RAW DATA.

## Start

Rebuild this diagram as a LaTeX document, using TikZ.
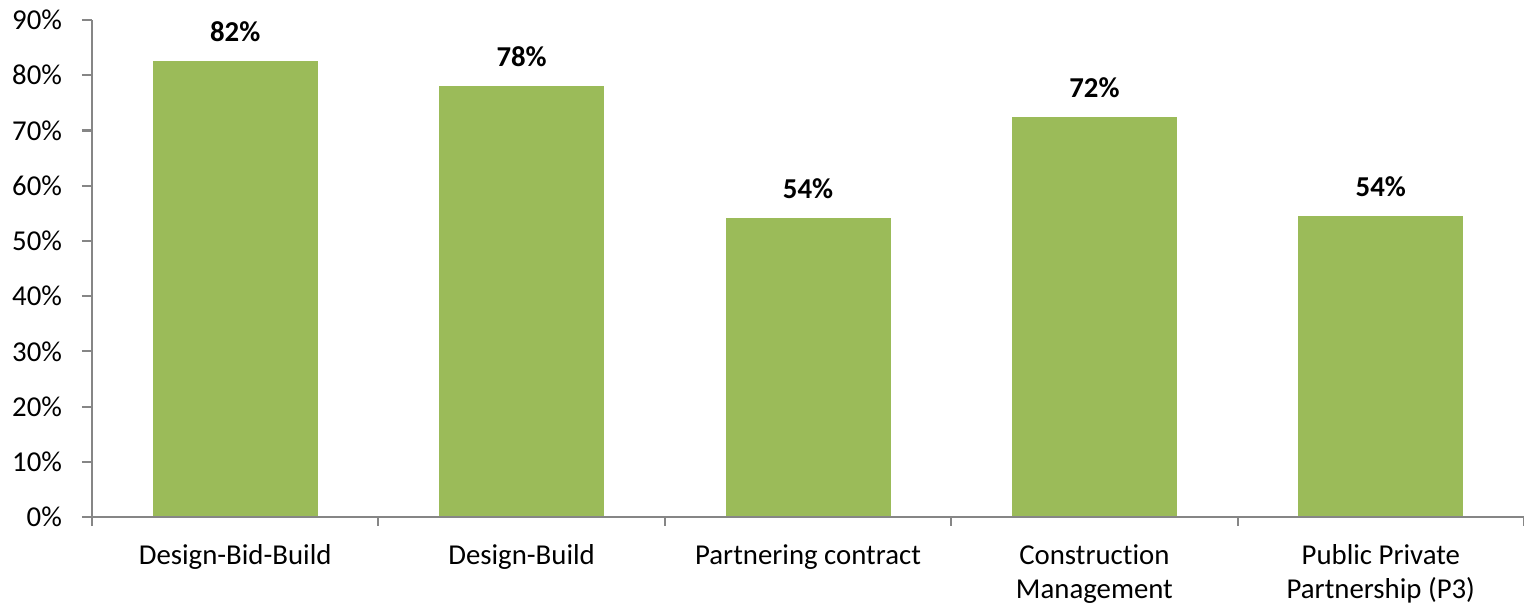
\documentclass[tikz,border=0pt]{standalone}
\usepackage{fontspec}
\setmainfont{Carlito}[Ligatures=NoCommon]
\definecolor{bargreen}{HTML}{9BBB59}
\definecolor{axisgray}{HTML}{868686}
\tikzset{
  axisline/.style={draw=axisgray, line width=1.6pt},
  bar/.style={fill=bargreen},
  val/.style={font=\fontsize{21.6}{25.5}\selectfont\bfseries, inner sep=0pt, anchor=base},
  ylab/.style={font=\fontsize{21.6}{25.5}\selectfont, inner sep=0pt, anchor=east},
  cat/.style={font=\fontsize{21.6}{25.5}\selectfont, inner sep=0pt, anchor=north, align=center}
}
\begin{document}
\begin{tikzpicture}[x=0.75pt, y=4.1415pt]
\useasboundingbox (-92,-16.12) rectangle (1432,93.63);
% bars
\fill [bar] (60.7,0) rectangle (225.7,82.5);
\fill [bar] (347.1,0) rectangle (512.1,78.0);
\fill [bar] (633.5,0) rectangle (798.5,54.1);
\fill [bar] (919.9,0) rectangle (1084.9,72.4);
\fill [bar] (1206.3,0) rectangle (1371.3,54.5);
% axes
\draw [axisline] (0,-1.63) -- (0,90);
\draw [axisline] (0,0) -- (1432,0);
\foreach \t in {0,10,...,90}
  \draw [axisline] (-10,\t) -- (0,\t) node (y\t) [ylab] at (-29,\t) {\t\%};
\foreach \k in {1,...,5}
  \draw [axisline] (\k*286.4,0) -- (\k*286.4,-1.63);
% values
\node (v1) [val] at (143.2,86.1) {82\%};
\node (v2) [val] at (429.6,81.6) {78\%};
\node (v3) [val] at (716.0,57.7) {54\%};
\node (v4) [val] at (1002.4,76.0) {72\%};
\node (v5) [val] at (1288.8,58.1) {54\%};
% categories
\node (c1) [cat] at (143.2,-5.0) {Design-Bid-Build};
\node (c2) [cat] at (429.6,-5.0) {Design-Build};
\node (c3) [cat] at (716.0,-5.0) {Partnering contract};
\node (c4) [cat] at (1002.4,-5.0) {Construction\\Management};
\node (c5) [cat] at (1288.8,-5.0) {Public Private\\Partnership (P3)};
\end{tikzpicture}
\end{document}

## End

SHORT PROBLEM.
Without including any pictures, print all of the material exactly as given.

SOLVED PROBLEM.
Rebuild this diagram as a LaTeX document, using TikZ.
\documentclass[tikz,border=0pt]{standalone}
\usepackage{fontspec}
\setmainfont{Carlito}[Ligatures=NoCommon]
\definecolor{bargreen}{HTML}{9BBB59}
\definecolor{axisgray}{HTML}{868686}
\tikzset{
  axisline/.style={draw=axisgray, line width=1.6pt},
  bar/.style={fill=bargreen},
  val/.style={font=\fontsize{21.6}{25.5}\selectfont\bfseries, inner sep=0pt, anchor=base},
  ylab/.style={font=\fontsize{21.6}{25.5}\selectfont, inner sep=0pt, anchor=east},
  cat/.style={font=\fontsize{21.6}{25.5}\selectfont, inner sep=0pt, anchor=north, align=center}
}
\begin{document}
\begin{tikzpicture}[x=0.75pt, y=4.1415pt]
\useasboundingbox (-92,-16.12) rectangle (1432,93.63);
% bars
\fill [bar] (60.7,0) rectangle (225.7,82.5);
\fill [bar] (347.1,0) rectangle (512.1,78.0);
\fill [bar] (633.5,0) rectangle (798.5,54.1);
\fill [bar] (919.9,0) rectangle (1084.9,72.4);
\fill [bar] (1206.3,0) rectangle (1371.3,54.5);
% axes
\draw [axisline] (0,-1.63) -- (0,90);
\draw [axisline] (0,0) -- (1432,0);
\foreach \t in {0,10,...,90}
  \draw [axisline] (-10,\t) -- (0,\t) node (y\t) [ylab] at (-29,\t) {\t\%};
\foreach \k in {1,...,5}
  \draw [axisline] (\k*286.4,0) -- (\k*286.4,-1.63);
% values
\node (v1) [val] at (143.2,86.1) {82\%};
\node (v2) [val] at (429.6,81.6) {78\%};
\node (v3) [val] at (716.0,57.7) {54\%};
\node (v4) [val] at (1002.4,76.0) {72\%};
\node (v5) [val] at (1288.8,58.1) {54\%};
% categories
\node (c1) [cat] at (143.2,-5.0) {Design-Bid-Build};
\node (c2) [cat] at (429.6,-5.0) {Design-Build};
\node (c3) [cat] at (716.0,-5.0) {Partnering contract};
\node (c4) [cat] at (1002.4,-5.0) {Construction\\Management};
\node (c5) [cat] at (1288.8,-5.0) {Public Private\\Partnership (P3)};
\end{tikzpicture}
\end{document}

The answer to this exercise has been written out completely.